Мне кажется, что славяне наиболее плохо себя чувствуют в двух случаях: когда им надо объясниться в любви и когда они попадают на кладбище. Большинство конфузов случается тут.
— Боже мой! — сказал мой руководитель и попутчик, хлопая себя по лбу. — Цветы!
Действительно, кто же ездит на кладбище без цветов! Едем к великому земляку — и без цветов... из Ниццы.
«Букет цветов из Ниццы прислал ты мне... и плакали зарницы моей любви...» — вот что влезло мне в голову с этого момента. Перепутанные слова какой-то песенки или романса.
Сколько раз уже на похоронах или на торжественных кладбищенских церемониях происходило со мной такое — неудержимое желание смеяться, когда до крови, до онемения искусываешь губы. Самое странное в таком состоянии — встретиться глазами с другим несчастным юмористом. Никакой закус губ не помогает — смех пузырем воздуха из глубин моря взлетает на поверхность. Ты издаешь нечеловеческий, неприличный звук и только тогда на считанные секунды леденеешь от стыда.
Все потому, что на кладбище надо бывать одному. Культпоходы туда мне противопоказаны.
Переговоры о том, где в Ницце базар или цветочный магазин, быстро зашли в тупик. Дама сказала, что цветов не надо. Если местный человек сказал, что цветов не надо, значит, тут такие порядки — так решили мы.
Машина крутилась по горе, как на территории Дома творчества писателей в Ялте.
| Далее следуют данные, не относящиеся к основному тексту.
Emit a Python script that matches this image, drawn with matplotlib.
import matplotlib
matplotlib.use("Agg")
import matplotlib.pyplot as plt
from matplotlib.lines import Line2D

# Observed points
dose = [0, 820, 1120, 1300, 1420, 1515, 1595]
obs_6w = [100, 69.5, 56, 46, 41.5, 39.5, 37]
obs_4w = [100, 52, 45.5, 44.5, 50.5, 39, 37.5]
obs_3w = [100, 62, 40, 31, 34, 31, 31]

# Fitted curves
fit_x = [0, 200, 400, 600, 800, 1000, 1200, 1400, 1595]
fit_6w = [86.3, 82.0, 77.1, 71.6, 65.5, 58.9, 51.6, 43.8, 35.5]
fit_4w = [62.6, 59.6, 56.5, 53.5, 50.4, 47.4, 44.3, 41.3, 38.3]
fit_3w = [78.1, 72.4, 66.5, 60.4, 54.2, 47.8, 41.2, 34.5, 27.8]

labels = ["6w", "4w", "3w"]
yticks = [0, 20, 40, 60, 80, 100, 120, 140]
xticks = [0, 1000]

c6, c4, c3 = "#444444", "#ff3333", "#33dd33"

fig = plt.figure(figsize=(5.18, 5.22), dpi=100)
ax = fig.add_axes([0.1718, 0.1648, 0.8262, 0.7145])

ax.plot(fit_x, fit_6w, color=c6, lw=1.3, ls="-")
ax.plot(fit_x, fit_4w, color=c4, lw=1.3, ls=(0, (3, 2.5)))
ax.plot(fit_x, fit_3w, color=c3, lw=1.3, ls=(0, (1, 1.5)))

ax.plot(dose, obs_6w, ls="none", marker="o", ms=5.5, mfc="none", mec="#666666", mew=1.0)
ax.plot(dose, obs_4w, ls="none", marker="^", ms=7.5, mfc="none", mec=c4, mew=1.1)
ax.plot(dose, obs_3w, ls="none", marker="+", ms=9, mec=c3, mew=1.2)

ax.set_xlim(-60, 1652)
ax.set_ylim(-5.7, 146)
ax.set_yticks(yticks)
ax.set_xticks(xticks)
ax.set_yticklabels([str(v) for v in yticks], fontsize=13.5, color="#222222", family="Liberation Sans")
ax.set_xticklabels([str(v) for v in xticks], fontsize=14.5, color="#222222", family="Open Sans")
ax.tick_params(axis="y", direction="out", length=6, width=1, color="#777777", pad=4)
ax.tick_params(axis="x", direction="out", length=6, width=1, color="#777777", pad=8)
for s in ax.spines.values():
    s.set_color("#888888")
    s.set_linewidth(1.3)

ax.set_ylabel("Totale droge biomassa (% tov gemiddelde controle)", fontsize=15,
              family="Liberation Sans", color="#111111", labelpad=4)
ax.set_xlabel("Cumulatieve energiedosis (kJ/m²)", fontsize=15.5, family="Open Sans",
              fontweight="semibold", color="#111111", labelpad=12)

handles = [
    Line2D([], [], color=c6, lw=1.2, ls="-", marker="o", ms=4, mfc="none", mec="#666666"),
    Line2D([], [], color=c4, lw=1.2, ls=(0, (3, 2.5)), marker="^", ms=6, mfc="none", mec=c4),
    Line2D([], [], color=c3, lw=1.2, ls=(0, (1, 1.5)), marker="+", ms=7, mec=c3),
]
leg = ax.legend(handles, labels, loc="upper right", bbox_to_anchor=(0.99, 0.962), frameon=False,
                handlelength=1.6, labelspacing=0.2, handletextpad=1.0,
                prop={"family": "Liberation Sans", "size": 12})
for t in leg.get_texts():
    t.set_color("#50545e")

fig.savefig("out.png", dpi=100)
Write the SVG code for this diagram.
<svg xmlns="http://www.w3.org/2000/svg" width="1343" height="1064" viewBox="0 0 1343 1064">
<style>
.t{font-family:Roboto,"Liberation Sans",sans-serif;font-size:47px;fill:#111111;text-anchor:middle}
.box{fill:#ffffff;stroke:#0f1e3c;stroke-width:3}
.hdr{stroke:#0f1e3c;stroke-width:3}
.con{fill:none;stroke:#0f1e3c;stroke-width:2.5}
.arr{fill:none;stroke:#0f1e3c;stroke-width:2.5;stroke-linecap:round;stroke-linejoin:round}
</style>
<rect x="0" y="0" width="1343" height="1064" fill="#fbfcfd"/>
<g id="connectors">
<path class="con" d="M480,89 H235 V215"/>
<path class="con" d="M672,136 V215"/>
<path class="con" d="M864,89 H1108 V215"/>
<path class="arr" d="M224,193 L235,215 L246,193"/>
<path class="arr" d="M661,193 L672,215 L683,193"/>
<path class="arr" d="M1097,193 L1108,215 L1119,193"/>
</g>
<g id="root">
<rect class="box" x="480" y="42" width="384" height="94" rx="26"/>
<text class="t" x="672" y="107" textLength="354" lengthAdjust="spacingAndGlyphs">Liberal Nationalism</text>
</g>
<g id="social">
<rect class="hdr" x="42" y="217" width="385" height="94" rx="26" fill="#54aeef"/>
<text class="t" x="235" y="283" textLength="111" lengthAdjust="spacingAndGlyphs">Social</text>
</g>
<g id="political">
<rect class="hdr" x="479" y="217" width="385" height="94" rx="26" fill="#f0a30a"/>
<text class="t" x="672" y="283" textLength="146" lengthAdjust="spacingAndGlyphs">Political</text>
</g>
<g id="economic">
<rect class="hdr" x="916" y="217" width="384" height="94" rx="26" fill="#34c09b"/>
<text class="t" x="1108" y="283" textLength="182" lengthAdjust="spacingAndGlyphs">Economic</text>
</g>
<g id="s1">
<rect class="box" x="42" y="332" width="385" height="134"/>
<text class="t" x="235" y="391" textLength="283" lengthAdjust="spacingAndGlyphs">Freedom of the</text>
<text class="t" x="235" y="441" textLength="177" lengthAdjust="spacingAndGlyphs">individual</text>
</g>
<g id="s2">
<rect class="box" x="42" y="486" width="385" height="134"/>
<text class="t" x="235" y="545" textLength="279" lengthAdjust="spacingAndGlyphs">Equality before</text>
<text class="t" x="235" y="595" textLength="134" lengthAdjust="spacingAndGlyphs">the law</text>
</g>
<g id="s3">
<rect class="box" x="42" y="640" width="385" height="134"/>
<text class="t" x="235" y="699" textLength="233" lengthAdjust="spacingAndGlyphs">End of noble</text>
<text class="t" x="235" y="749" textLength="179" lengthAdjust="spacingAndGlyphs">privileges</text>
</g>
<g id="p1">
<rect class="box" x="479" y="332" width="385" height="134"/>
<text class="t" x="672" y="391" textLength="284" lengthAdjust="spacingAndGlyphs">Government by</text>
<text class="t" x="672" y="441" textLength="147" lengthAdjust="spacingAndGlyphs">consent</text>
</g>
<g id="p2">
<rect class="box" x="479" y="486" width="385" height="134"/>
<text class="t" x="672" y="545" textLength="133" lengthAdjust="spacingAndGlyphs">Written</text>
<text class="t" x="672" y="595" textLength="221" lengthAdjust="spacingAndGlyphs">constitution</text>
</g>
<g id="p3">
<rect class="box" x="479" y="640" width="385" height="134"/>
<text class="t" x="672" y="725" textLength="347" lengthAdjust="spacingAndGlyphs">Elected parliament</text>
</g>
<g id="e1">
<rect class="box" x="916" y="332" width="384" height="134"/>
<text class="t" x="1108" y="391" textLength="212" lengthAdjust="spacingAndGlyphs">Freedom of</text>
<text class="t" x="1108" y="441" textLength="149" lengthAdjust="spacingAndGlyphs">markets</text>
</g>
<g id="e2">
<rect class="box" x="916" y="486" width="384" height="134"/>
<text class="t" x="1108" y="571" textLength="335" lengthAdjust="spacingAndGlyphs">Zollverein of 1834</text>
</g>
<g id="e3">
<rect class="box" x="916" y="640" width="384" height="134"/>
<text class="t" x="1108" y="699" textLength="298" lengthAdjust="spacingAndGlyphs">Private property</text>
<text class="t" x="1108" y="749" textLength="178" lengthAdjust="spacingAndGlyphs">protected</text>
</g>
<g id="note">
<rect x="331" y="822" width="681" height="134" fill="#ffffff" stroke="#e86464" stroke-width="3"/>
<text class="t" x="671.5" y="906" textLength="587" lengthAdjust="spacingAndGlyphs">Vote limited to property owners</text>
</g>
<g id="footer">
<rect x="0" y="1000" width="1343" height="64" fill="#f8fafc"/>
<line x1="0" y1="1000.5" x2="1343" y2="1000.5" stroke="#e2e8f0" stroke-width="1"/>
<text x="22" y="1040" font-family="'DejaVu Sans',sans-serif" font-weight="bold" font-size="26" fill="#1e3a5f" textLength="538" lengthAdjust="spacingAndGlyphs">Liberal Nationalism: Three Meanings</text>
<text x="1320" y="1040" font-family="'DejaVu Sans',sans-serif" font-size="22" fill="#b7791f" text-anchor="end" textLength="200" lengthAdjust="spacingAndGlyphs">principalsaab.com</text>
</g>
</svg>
Все шире распахивалась с каждым поворотом даль Лигурийского моря. Оно было пустынно — ни одного кораблика. Ноябрь — самое несезонное время на Лазурном берегу. Именно поэтому кладбищенский сторож — в черной форме с погончиками, кокардой — нам обрадовался. Ему скучно было сидеть и бездельничать в красивой кладбищенской конторе у ворот.
Шофер извлек из багажника большой букет красных роз. Мы с попутчиком покраснели, как эти розы, и я торопливо увел глаза в сторону, потому что «...и плакали зарницы его любви...» продолжали бушевать во мне.
Возник вопрос — кому букет нести. Дама к Герцену не имела отношения и купила букет на скромные партийные деньги. Руководитель шарахнулся от букета, как коза от паровоза. Шофер сунул букет мне, я закусил губы и сунул его переводчице, прошипев: «Не возьмешь — брошу!» Переводчица вздрогнула от испуга, но прижала розы к груди.
И мы отправились.
Аристократическое, уже закрытое кладбище. Слухи о том, что его собираются сровнять с землей, — ерунда. Кладбище представляет выставку мраморных надгробий — скульптур, барельефов и плит. Каждое надгробие, как на всех аристократических кладбищах, соперничает с соседними. Между могилами не просунешь карандаша.
Наш великий земляк отлит из бронзы в полный рост. Он в сюртуке, руки на груди, голова опущена вниз, и потому большой лоб кажется еще величественнее. Он стоит на кубическом постаменте высотой метра в полтора-два. Плечи и голова позеленели благородной малахитовой зеленью, которой покрывается бронза на всех широтах. Выражение лица угрюмое, спокойное, живое, пожалуй, надменное.
Метрах в пятнадцати к северо-западу растет высокая пальма. Она еще молода и стройна.
У постамента деревянная простая ваза. В вазе было несколько красных гвоздик, только немного привядших. Сторож сказал, что кто-то часто приносит сюда цветы. И нервный смех уступил во мне торжественной спокойности.
A ALEXANDRE HERZEN
MOSKOU 1812 — 1870 PARIS
Особенно поразило: «Москва 1812».
Мальчик Пушкин бежит за войсками, уходящими на Бонапарта.
Сторож сказал, что является потомственным хранителем кладбища и что его дед погребал Герцена. Вероятно, сторож говорит это у всех могил, когда надо заменяя деда отцом или прадедом, но все равно получилось впечатляюще.
Дама поправляла розы в вазе.
Было очень тихо.
Среди беломраморных надгробий фигура Герцена казалась особенно тяжелой, темной и массивной.
Только кипарисы были еще так темны, и неподвижны, и тяжелы. Кипарисы росли за каменной стеной. А за кипарисами виднелось море.
И тихо, как вода в сосуде,
Стояла жизнь ее во сне.
Мы помолчали.
Потом сторож рассказал, что немцы шарили в период оккупации по кладбищам, снимали на переплавку бронзовые памятники.
Французы скрыли Герцена от немцев. Вообще, бронзовые памятники здесь только у русских...
Когда мы уезжали, то хотели дать сторожу денег — он долго водил нас по уступам и аллеям пантеона. Сторож отказался от денег. Тогда я дал ему памятный рубль «XX лет Победы».